Donna Hay's crispy salmon with dill pickled onions


  • Makes4 servings
Donna Hay's crispy salmon with dill pickled onions

Photo, William Meppem.

This aromatic salmon recipe is from Donna Hay's cookbook, The New Easy.


  • 1 tsp dried chili flakes

  • 1 tsp sea salt

  • 2 tsp sesame seeds

  • 1 tsp dried mint

  • 4 x 180g pieces salmon filet, skin on

  • extra virgin olive oil, for brushing

  • baby spinach, and extra dill sprigs, to serve

Dill pickled onions

  • 2 red onions, finely sliced

  • 1/3 cup (80mL) lemon juice

  • 2 tbsp caster (superfine) sugar

  • 1/2 cup fresh dill sprigs

  • sea salt and cracked black pepper


  • To make the dill pickled onions, place the onion, lemon juice, sugar, dill and a generous amount of salt and pepper in a bowl and toss well to combine. Set aside.
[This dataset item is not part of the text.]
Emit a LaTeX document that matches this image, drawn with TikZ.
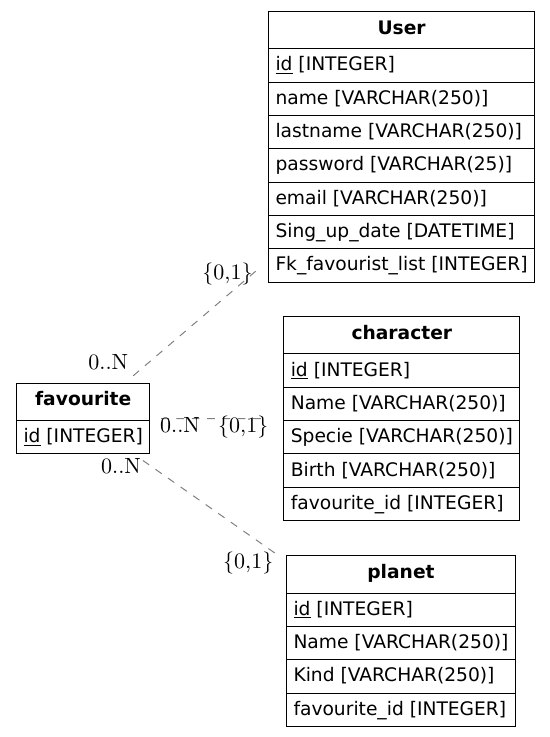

  • Combine the chilli, salt, sesame and mint. Brush the salmon lightly with oil and sprinkle the flesh-side only with the spice mixture. Heat a large non-stick frying pan over high heat. Add the salmon, skin-side down, and cook for 5 minutes or until the skin is crispy. Turn the salmon and cook for a further 2-3 minutes or until cooked to your liking.

  • Divide the salmon between plates and top with the dill pickled onions. Toss the baby spinach leaves with a little of the pickling liquid and serve with the fish.